[Entries with chart source code]
■ ■ ■ ■ ■ ■ ■

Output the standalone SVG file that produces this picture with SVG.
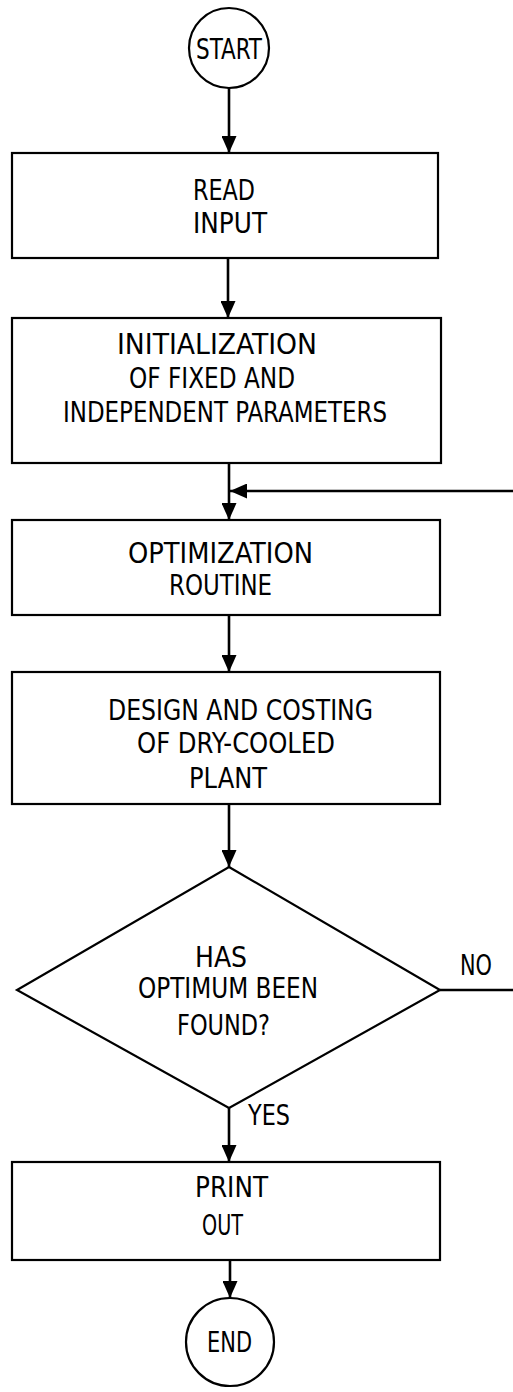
<svg xmlns="http://www.w3.org/2000/svg" width="513" height="1392" viewBox="0 0 513 1392">
  <style>
    .shape { fill: #fff; stroke: #000; stroke-width: 2.2; }
    .wire { fill: none; stroke: #000; stroke-width: 2.6; }
    .label { font-family: "Liberation Sans Narrow", "DejaVu Sans Condensed", "Liberation Sans", sans-serif; font-size: 28px; fill: #000; }
  </style>
  <defs>
    <marker id="arrow" markerUnits="userSpaceOnUse" markerWidth="17" markerHeight="15" refX="17" refY="7.5" orient="auto">
      <path d="M0,0 L17,7.5 L0,15 z" fill="#000"/>
    </marker>
  </defs>
  <rect width="513" height="1392" fill="#fff"/>

  <g id="connectors">
    <line class="wire" x1="229" y1="88" x2="229" y2="153" marker-end="url(#arrow)"/>
    <line class="wire" x1="228" y1="258" x2="228" y2="318" marker-end="url(#arrow)"/>
    <line class="wire" x1="229" y1="463" x2="229" y2="520" marker-end="url(#arrow)"/>
    <line class="wire" x1="513" y1="491" x2="230" y2="491" marker-end="url(#arrow)"/>
    <line class="wire" x1="229" y1="615" x2="229" y2="672" marker-end="url(#arrow)"/>
    <line class="wire" x1="229" y1="804" x2="229" y2="867" marker-end="url(#arrow)"/>
    <line class="wire" x1="440" y1="990" x2="513" y2="990"/>
    <line class="wire" x1="229" y1="1108" x2="229" y2="1162" marker-end="url(#arrow)"/>
    <line class="wire" x1="230" y1="1260" x2="230" y2="1298" marker-end="url(#arrow)"/>
  </g>

  <g id="start">
    <circle class="shape" cx="229" cy="48" r="40"/>
    <text class="label" x="196" y="59" textLength="66" lengthAdjust="spacingAndGlyphs">START</text>
  </g>

  <g id="read-input">
    <rect class="shape" x="12" y="153" width="426" height="105"/>
    <text class="label" x="193" y="200" textLength="62" lengthAdjust="spacingAndGlyphs">READ</text>
    <text class="label" x="193" y="233" textLength="74" lengthAdjust="spacingAndGlyphs">INPUT</text>
  </g>

  <g id="initialization">
    <rect class="shape" x="12" y="318" width="429" height="145"/>
    <text class="label" x="117" y="354" textLength="200" lengthAdjust="spacingAndGlyphs">INITIALIZATION</text>
    <text class="label" x="129" y="388" textLength="166" lengthAdjust="spacingAndGlyphs">OF FIXED AND</text>
    <text class="label" x="63" y="422" textLength="324" lengthAdjust="spacingAndGlyphs">INDEPENDENT PARAMETERS</text>
  </g>

  <g id="optimization">
    <rect class="shape" x="12" y="520" width="428" height="95"/>
    <text class="label" x="128" y="563" textLength="185" lengthAdjust="spacingAndGlyphs">OPTIMIZATION</text>
    <text class="label" x="169" y="595" textLength="103" lengthAdjust="spacingAndGlyphs">ROUTINE</text>
  </g>

  <g id="design">
    <rect class="shape" x="12" y="672" width="428" height="132"/>
    <text class="label" x="108" y="720" textLength="265" lengthAdjust="spacingAndGlyphs">DESIGN AND COSTING</text>
    <text class="label" x="137" y="753" textLength="198" lengthAdjust="spacingAndGlyphs">OF DRY-COOLED</text>
    <text class="label" x="189" y="788" textLength="78" lengthAdjust="spacingAndGlyphs">PLANT</text>
  </g>

  <g id="decision">
    <polygon class="shape" points="229,867 440,990 229,1108 17,990"/>
    <text class="label" x="195" y="967" textLength="52" lengthAdjust="spacingAndGlyphs">HAS</text>
    <text class="label" x="138" y="998" textLength="180" lengthAdjust="spacingAndGlyphs">OPTIMUM BEEN</text>
    <text class="label" x="177" y="1035" textLength="93" lengthAdjust="spacingAndGlyphs">FOUND?</text>
    <text class="label" x="460" y="975" textLength="32" lengthAdjust="spacingAndGlyphs">NO</text>
    <text class="label" x="248" y="1125" textLength="42" lengthAdjust="spacingAndGlyphs">YES</text>
  </g>

  <g id="print-out">
    <rect class="shape" x="12" y="1162" width="428" height="98"/>
    <text class="label" x="195" y="1197" textLength="73" lengthAdjust="spacingAndGlyphs">PRINT</text>
    <text class="label" x="202" y="1235" textLength="41" lengthAdjust="spacingAndGlyphs">OUT</text>
  </g>

  <g id="end">
    <circle class="shape" cx="230" cy="1342" r="44"/>
    <text class="label" x="207" y="1352" textLength="45" lengthAdjust="spacingAndGlyphs">END</text>
  </g>
</svg>
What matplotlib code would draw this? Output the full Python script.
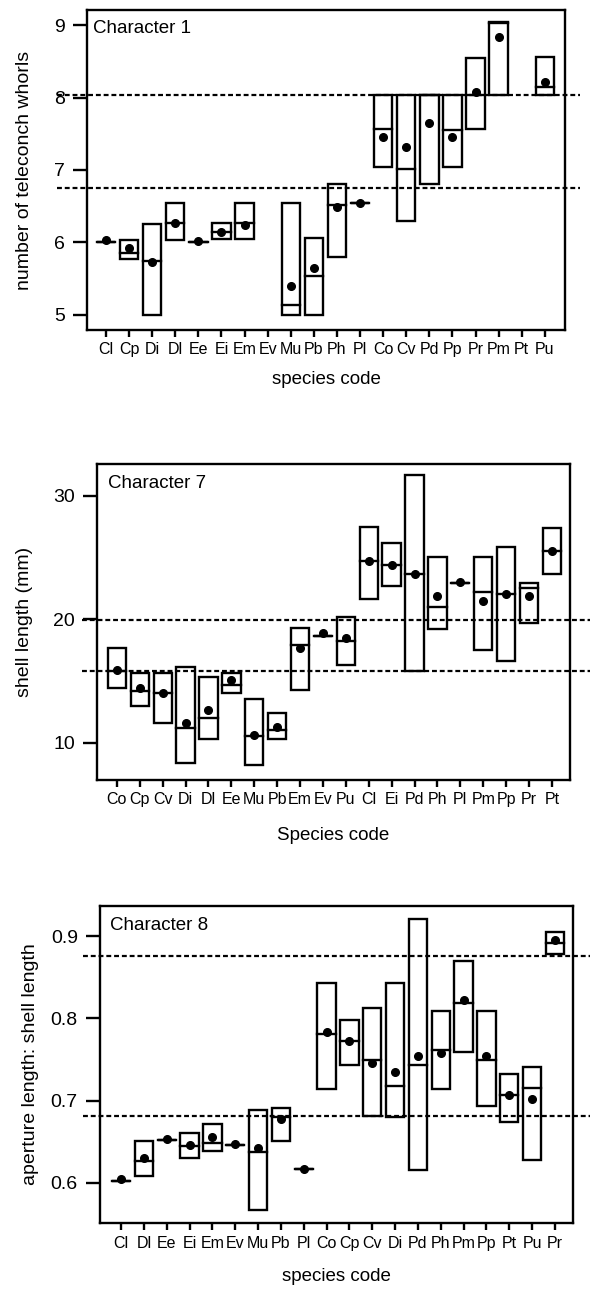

■ ■ ■ ■ ■ ■ ■

▶ _WORK TO DO_
Copy every line of the data exactly as written, excluding the pictures.

▶ _ANSWER_
Output the standalone SVG file that produces this picture with SVG.
<svg xmlns="http://www.w3.org/2000/svg" width="513" height="1392" viewBox="0 0 513 1392">
  <style>
    .shape { fill: #fff; stroke: #000; stroke-width: 2.2; }
    .wire { fill: none; stroke: #000; stroke-width: 2.6; }
    .label { font-family: "Liberation Sans Narrow", "DejaVu Sans Condensed", "Liberation Sans", sans-serif; font-size: 28px; fill: #000; }
  </style>
  <defs>
    <marker id="arrow" markerUnits="userSpaceOnUse" markerWidth="17" markerHeight="15" refX="17" refY="7.5" orient="auto">
      <path d="M0,0 L17,7.5 L0,15 z" fill="#000"/>
    </marker>
  </defs>
  <rect width="513" height="1392" fill="#fff"/>

  <g id="connectors">
    <line class="wire" x1="229" y1="88" x2="229" y2="153" marker-end="url(#arrow)"/>
    <line class="wire" x1="228" y1="258" x2="228" y2="318" marker-end="url(#arrow)"/>
    <line class="wire" x1="229" y1="463" x2="229" y2="520" marker-end="url(#arrow)"/>
    <line class="wire" x1="513" y1="491" x2="230" y2="491" marker-end="url(#arrow)"/>
    <line class="wire" x1="229" y1="615" x2="229" y2="672" marker-end="url(#arrow)"/>
    <line class="wire" x1="229" y1="804" x2="229" y2="867" marker-end="url(#arrow)"/>
    <line class="wire" x1="440" y1="990" x2="513" y2="990"/>
    <line class="wire" x1="229" y1="1108" x2="229" y2="1162" marker-end="url(#arrow)"/>
    <line class="wire" x1="230" y1="1260" x2="230" y2="1298" marker-end="url(#arrow)"/>
  </g>

  <g id="start">
    <circle class="shape" cx="229" cy="48" r="40"/>
    <text class="label" x="196" y="59" textLength="66" lengthAdjust="spacingAndGlyphs">START</text>
  </g>

  <g id="read-input">
    <rect class="shape" x="12" y="153" width="426" height="105"/>
    <text class="label" x="193" y="200" textLength="62" lengthAdjust="spacingAndGlyphs">READ</text>
    <text class="label" x="193" y="233" textLength="74" lengthAdjust="spacingAndGlyphs">INPUT</text>
  </g>

  <g id="initialization">
    <rect class="shape" x="12" y="318" width="429" height="145"/>
    <text class="label" x="117" y="354" textLength="200" lengthAdjust="spacingAndGlyphs">INITIALIZATION</text>
    <text class="label" x="129" y="388" textLength="166" lengthAdjust="spacingAndGlyphs">OF FIXED AND</text>
    <text class="label" x="63" y="422" textLength="324" lengthAdjust="spacingAndGlyphs">INDEPENDENT PARAMETERS</text>
  </g>

  <g id="optimization">
    <rect class="shape" x="12" y="520" width="428" height="95"/>
    <text class="label" x="128" y="563" textLength="185" lengthAdjust="spacingAndGlyphs">OPTIMIZATION</text>
    <text class="label" x="169" y="595" textLength="103" lengthAdjust="spacingAndGlyphs">ROUTINE</text>
  </g>

  <g id="design">
    <rect class="shape" x="12" y="672" width="428" height="132"/>
    <text class="label" x="108" y="720" textLength="265" lengthAdjust="spacingAndGlyphs">DESIGN AND COSTING</text>
    <text class="label" x="137" y="753" textLength="198" lengthAdjust="spacingAndGlyphs">OF DRY-COOLED</text>
    <text class="label" x="189" y="788" textLength="78" lengthAdjust="spacingAndGlyphs">PLANT</text>
  </g>

  <g id="decision">
    <polygon class="shape" points="229,867 440,990 229,1108 17,990"/>
    <text class="label" x="195" y="967" textLength="52" lengthAdjust="spacingAndGlyphs">HAS</text>
    <text class="label" x="138" y="998" textLength="180" lengthAdjust="spacingAndGlyphs">OPTIMUM BEEN</text>
    <text class="label" x="177" y="1035" textLength="93" lengthAdjust="spacingAndGlyphs">FOUND?</text>
    <text class="label" x="460" y="975" textLength="32" lengthAdjust="spacingAndGlyphs">NO</text>
    <text class="label" x="248" y="1125" textLength="42" lengthAdjust="spacingAndGlyphs">YES</text>
  </g>

  <g id="print-out">
    <rect class="shape" x="12" y="1162" width="428" height="98"/>
    <text class="label" x="195" y="1197" textLength="73" lengthAdjust="spacingAndGlyphs">PRINT</text>
    <text class="label" x="202" y="1235" textLength="41" lengthAdjust="spacingAndGlyphs">OUT</text>
  </g>

  <g id="end">
    <circle class="shape" cx="230" cy="1342" r="44"/>
    <text class="label" x="207" y="1352" textLength="45" lengthAdjust="spacingAndGlyphs">END</text>
  </g>
</svg>
What matplotlib code would draw this? Output the full Python script.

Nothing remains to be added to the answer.